By limiting transport options to electric cars only, the European Parliament fails to protect consumer choice

Press release

Liquid Gas Europe

12 May 2022

By limiting transport options to electric cars only, the European Parliament fails to protect consumer choice

Consumers might only be able to purchase electric vehicles from 2035 onwards, following yesterday's vote in the European Parliament’s ENVI Committee for 100% emission reduction target for cars and vans from 2035, inducing a de facto ban on the internal combustion engine.

On 11 May, the European Parliament’s Committee on Environment, Public Health and Food Safety (ENVI) voted against technological neutrality and adopted a 100% emission reduction target for cars and vans from 2035 onwards.
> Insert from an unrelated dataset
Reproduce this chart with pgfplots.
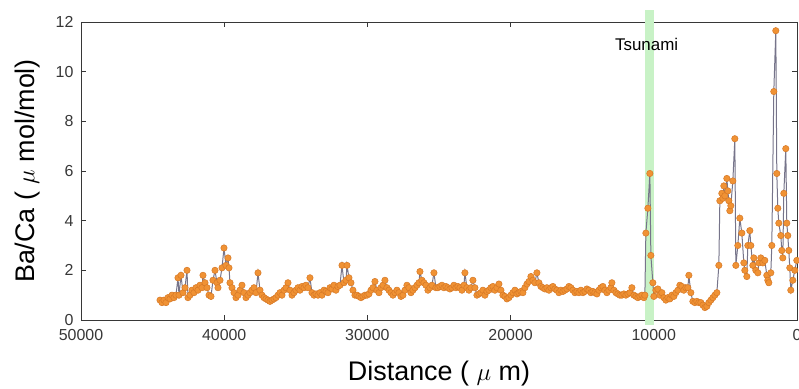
\documentclass[border=0pt]{standalone}
\usepackage{pgfplots}
\pgfplotsset{compat=1.18}
\usepackage{pgfplotstable}
\usepackage{fontspec}
\setmainfont{Liberation Sans}
\definecolor{markfill}{RGB}{240,146,52}
\definecolor{markedge}{RGB}{214,120,38}
\definecolor{linegray}{RGB}{118,116,138}
\definecolor{bandgreen}{RGB}{200,242,198}
\definecolor{axisgray}{RGB}{55,55,55}
\pgfplotstableread{
x y
44483 0.8
44344 0.7
44204 0.8
44064 0.7
43925 0.9
43785 0.85
43645 1.0
43506 0.9
43366 1.0
43226 1.7
43156 1.0
43017 1.8
42877 1.1
42737 1.3
42598 2.0
42528 0.9
42388 1.0
42249 1.2
42109 1.1
41969 1.3
41830 1.2
41690 1.4
41550 1.3
41481 1.8
41341 1.5
41201 1.3
41062 1.0
40922 0.95
40782 1.6
40643 2.0
40503 1.5
40433 1.3
40293 1.6
40154 2.1
40014 2.9
39874 2.2
39735 2.5
39665 2.1
39595 1.5
39455 1.3
39316 1.1
39176 0.9
39036 1.0
38897 1.2
38757 1.4
38617 1.1
38478 0.9
38338 1.0
38199 1.1
38059 1.2
37919 1.3
37780 1.1
37640 1.9
37500 1.2
37361 1.0
37221 0.9
37081 0.85
36942 0.8
36802 0.75
36662 0.8
36523 0.85
36383 0.9
36244 1.0
36104 1.1
35964 1.0
35825 1.2
35685 1.3
35545 1.5
35406 1.2
35266 1.0
35127 1.1
34987 1.2
34847 1.3
34708 1.2
34568 1.35
34428 1.3
34289 1.4
34149 1.3
34010 1.7
33870 1.1
33730 1.0
33591 1.05
33451 1.0
33311 1.1
33172 1.0
33032 1.2
32893 1.15
32753 1.1
32613 1.3
32474 1.25
32334 1.4
32194 1.2
32055 1.35
31915 1.4
31775 2.2
31636 1.5
31496 1.6
31426 2.2
31287 1.7
31147 1.5
31008 1.2
30868 1.0
30728 1.0
30589 0.95
30449 0.9
30309 0.95
30170 1.0
30030 1.0
29891 1.05
29751 1.2
29611 1.3
29472 1.55
29332 1.2
29192 1.1
29053 1.3
28913 1.4
28774 1.6
28634 1.3
28494 1.2
28355 1.1
28215 1.0
28075 1.1
27936 1.2
27796 1.1
27656 0.95
27517 1.0
27377 1.2
27238 1.4
27098 1.3
26958 1.1
26819 1.2
26679 1.3
26539 1.4
26400 1.5
26330 1.95
26191 1.6
26051 1.5
25911 1.4
25772 1.2
25632 1.3
25492 1.4
25353 1.9
25213 1.3
25074 1.3
24934 1.35
24794 1.4
24655 1.3
24515 1.35
24375 1.3
24236 1.25
24096 1.3
23957 1.4
23817 1.3
23677 1.35
23538 1.3
23398 1.2
23258 1.4
23189 1.9
23049 1.3
22909 1.2
22770 1.3
22630 1.6
22491 1.3
22351 1.0
22211 1.05
22072 1.1
21932 1.2
21792 1.0
21653 1.15
21513 1.2
21374 1.3
21234 1.35
21094 1.2
20955 1.3
20815 1.45
20675 1.2
20536 1.0
20396 0.95
20257 0.85
20117 0.9
19977 1.0
19838 1.1
19698 1.2
19558 1.05
19419 1.1
19279 1.15
19140 1.1
19000 1.3
18860 1.45
18721 1.55
18581 1.75
18441 1.6
18302 1.5
18162 1.9
18023 1.5
17883 1.35
17743 1.3
17604 1.25
17464 1.3
17324 1.2
17185 1.3
17045 1.35
16906 1.25
16766 1.2
16626 1.1
16487 1.2
16347 1.15
16207 1.2
16068 1.25
15928 1.35
15789 1.3
15649 1.2
15509 1.1
15370 1.15
15230 1.1
15090 1.2
14951 1.1
14811 1.15
14672 1.25
14532 1.2
14392 1.1
14253 1.15
14113 1.1
13973 1.05
13834 1.2
13694 1.3
13555 1.35
13415 1.2
13275 1.1
13136 1.2
12996 1.3
12926 1.5
12787 1.2
12647 1.1
12507 1.05
12368 1.0
12228 1.0
12089 1.05
11949 1.0
11809 1.05
11670 1.1
11530 1.3
11390 1.0
11251 0.95
11111 0.9
10972 0.95
10832 1.0
10692 0.9
10623 1.0
10553 3.5
10413 4.5
10274 5.9
10204 2.6
10065 1.5
9995 0.95
9855 1.2
9716 1.25
9576 1.0
9436 1.1
9297 0.9
9157 0.8
9017 0.9
8878 0.85
8738 1.0
8599 0.95
8459 1.1
8319 1.2
8180 1.4
8040 1.35
7900 1.2
7761 1.3
7621 1.3
7551 1.8
7412 1.1
7272 0.75
7132 0.7
6993 0.75
6853 0.7
6713 0.7
6574 0.6
6434 0.5
6295 0.55
6155 0.7
6015 0.8
5876 0.9
5736 1.0
5596 1.1
5457 2.2
5387 4.8
5248 5.1
5178 4.9
5108 5.4
5038 5.0
4899 5.7
4829 5.2
4759 4.8
4689 4.4
4620 4.6
4480 5.6
4341 7.3
4271 2.2
4131 3.0
3992 4.1
3852 3.5
3712 2.3
3643 2.0
3503 1.75
3433 3.0
3294 3.6
3224 3.0
3084 2.2
3015 2.5
2875 2.0
2735 1.9
2666 2.3
2526 2.5
2386 2.3
2247 2.4
2107 1.8
2037 1.6
1968 1.5
1828 1.9
1758 3.0
1619 9.2
1479 11.65
1409 5.9
1340 4.5
1270 3.9
1130 3.4
1061 2.8
991 2.5
921 5.1
782 6.9
712 3.9
642 3.4
573 2.8
503 2.1
433 1.2
293 1.6
154 2.0
14 2.4
}\badata
\begin{document}
\begin{tikzpicture}
\begin{axis}[
  scale only axis,
  width=716bp, height=298bp,
  x dir=reverse,
  xmin=0, xmax=50000, ymin=0, ymax=12,
  xtick={0,10000,20000,30000,40000,50000},
  ytick={0,2,4,6,8,10,12},
  scaled x ticks=false,
  /pgf/number format/set thousands separator={},
  /pgf/number format/assume math mode=true,
  tick align=inside,
  major tick length=5bp,
  axis line style={axisgray, line width=0.9bp},
  every tick/.style={axisgray, line width=0.9bp},
  ticklabel style={font=\fontsize{16}{18}\selectfont, text=axisgray},
  xticklabel style={yshift=-6bp},
  yticklabel style={xshift=-4bp},
  xlabel={Distance ( $\mu$ m)},
  ylabel={Ba/Ca ( $\mu$ mol/mol)},
  label style={font=\fontsize{27}{30}\selectfont},
  xlabel style={yshift=-13bp},
  ylabel style={yshift=9bp},
  clip=false,
]
\addplot[fill=bandgreen, draw=none] coordinates {(10000,-0.2) (10000,12.5) (10620,12.5) (10620,-0.2)} --cycle;
\addplot[color=linegray, line width=1bp, mark=*, mark size=3.2bp,
  mark options={fill=markfill, draw=markedge, line width=0.5bp}] table[x=x,y=y] {\badata};
\node[font=\fontsize{17}{19}\selectfont, text=black] at (axis cs:10500,11.1) {Tsunami};
\end{axis}
\pgfresetboundingbox
\path[use as bounding box] ([xshift=-81bp,yshift=-69bp]current axis.south west) rectangle ([xshift=2bp,yshift=22bp]current axis.north east);
\end{tikzpicture}
\end{document}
As emissions are still measured at the tailpipe and only the exhaust emissions are considered by the legislation, not the entire life-cycle emissions, this means only electric vehicles would pass the threshold. The remaining technologies will be banned from entering the market. This limits consumer choice to electric vehicles only and prevents them from choosing technologies that can readily reduce emissions – such as LPG cars that can run on renewable fuels.
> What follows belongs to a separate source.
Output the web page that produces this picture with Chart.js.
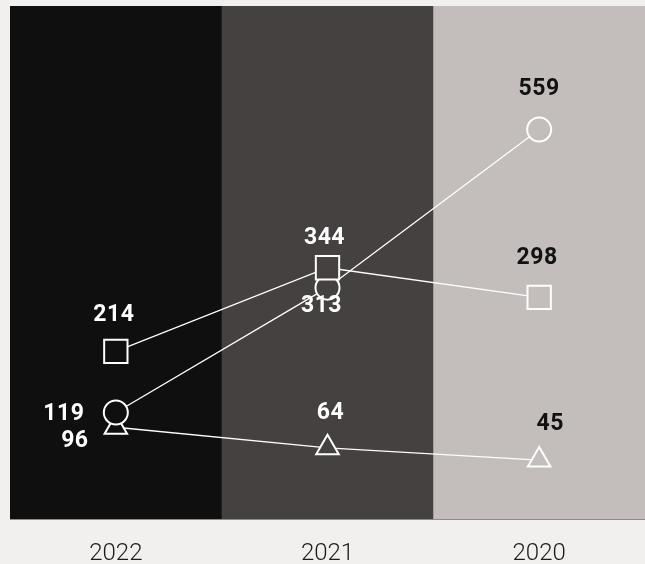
<!DOCTYPE html>
<html>
<head>
<meta charset="utf-8">
<script src="https://cdn.jsdelivr.net/npm/chart.js@4/dist/chart.umd.min.js"></script>
<style>
  html, body { margin: 0; padding: 0; background: #f1f0ee; }
  #wrap { width: 645px; height: 564px; }
</style>
</head>
<body>
<div id="wrap"><canvas id="chart"></canvas></div>
<script>
const years = ['2022', '2021', '2020'];
const squareValues = [214, 344, 298];
const circleValues = [119, 313, 559];
const triangleValues = [96, 64, 45];

const bandColors = ['#0f0f0f', '#444140', '#c3bebb'];
const labelColors = ['#ffffff', '#ffffff', '#111111'];

// label offsets from each marker, per series
const squareLabelOffsets = [[-2, -36], [-3, -29], [-2, -39]];
const circleLabelOffsets = [[-52, 2], [-6, 19], [0, -40]];
const triangleLabelOffsets = [[-41, 14], [3, -35], [11, -36]];

const bands = {
  id: 'bands',
  beforeDraw(chart) {
    const { ctx, chartArea: a } = chart;
    const w = (a.right - a.left) / years.length;
    ctx.save();
    bandColors.forEach((c, i) => {
      ctx.fillStyle = c;
      ctx.fillRect(a.left + i * w, a.top, w + 0.5, a.bottom - a.top);
    });
    ctx.restore();
  },
};

const valueLabels = {
  id: 'valueLabels',
  afterDatasetsDraw(chart) {
    const { ctx } = chart;
    ctx.save();
    ctx.font = '700 23px Roboto';
    ctx.letterSpacing = '0.5px';
    ctx.textAlign = 'center';
    ctx.textBaseline = 'middle';
    chart.data.datasets.forEach((ds, di) => {
      const meta = chart.getDatasetMeta(di);
      meta.data.forEach((pt, i) => {
        const [dx, dy] = ds.labelOffsets[i];
        ctx.fillStyle = labelColors[i];
        ctx.fillText(String(ds.data[i]), pt.x + dx, pt.y + dy);
      });
    });
    ctx.restore();
  },
};

const markerFill = (ctx) => bandColors[ctx.dataIndex];

const series = (data, style, radius, labelOffsets) => ({
  data,
  labelOffsets,
  borderColor: '#ffffff',
  borderWidth: 1.3,
  pointStyle: style,
  pointRadius: radius,
  pointHoverRadius: radius,
  pointBorderColor: '#ffffff',
  pointBorderWidth: 2,
  pointBackgroundColor: markerFill,
  tension: 0,
});

new Chart(document.getElementById('chart'), {
  type: 'line',
  data: {
    labels: years,
    datasets: [
      series(squareValues, 'rect', 16.5, squareLabelOffsets),
      series(circleValues, 'circle', 12, circleLabelOffsets),
      series(triangleValues, 'triangle', 13, triangleLabelOffsets),
    ],
  },
  options: {
    responsive: true,
    maintainAspectRatio: false,
    animation: false,
    layout: { autoPadding: false, padding: { left: 10, top: 6, right: 0, bottom: -24 } },
    plugins: {
      legend: { display: false },
      tooltip: { enabled: false },
    },
    scales: {
      x: {
        offset: true,
        grid: { display: false, drawTicks: false },
        border: { display: true, color: '#8e8b89', width: 1 },
        ticks: {
          color: '#1c1c1c',
          padding: 20,
          font: { family: 'Roboto', size: 24, weight: '300' },
        },
      },
      y: {
        display: false,
        min: -47,
        max: 751,
      },
    },
  },
  plugins: [bands, valueLabels],
});
</script>
</body>
</html>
The European Commission’s proposal for a revised CO2 Standards for Cars and Vans Regulation, published on 14th July last year, aimed at reducing emissions in light-duty road transport, including passenger cars and vans. However, it chose to approach this challenge by limiting technology choice to electric vehicles only, instead of promoting an open technology approach and allowing all technologies to contribute to transport decarbonisation.

If the European Parliament and the Council continue to vote in this direction, this would pose grave consequences for the consumers and industry. A recent PwC study shows that an e-vehicle-only policy would put at risk 501,000 jobs in Europe’s ICE domain by 2040. On the other hand, a technology mix, in which renewable fuels complement the expansion of electromobility in road transport, would maintain stable employment.

With over 8 million vehicles running on LPG in the EU, either through new car purchases or retrofits of existing cars, LPG is already clearly consumer-oriented and has provided more environmental benefits to date than any other alternative fuel. Beyond 2030, LPG can be replaced with bioLPG or be increasingly blended with rDME, demonstrating the ability of such renewable fuels to further decarbonise the existing LPG vehicles fleet and ensure no one is left behind. Autogas is an immediate alternative solution fuel that can address the emissions from the over 250 million passenger cars on the road today.

Mobility needs to remain affordable for all citizens and the European Commission should not limit consumer choice for technologies. Moreover, without sustainable, renewable fuels, Europe’s transport sector won’t be able to achieve climate objectives. A technology mix in which low-carbon and renewable fuels complement the expansion of electromobility would enable consumer choice, protect vulnerable citizens, maintain stable employment in the EU and allow us to reach our climate targets.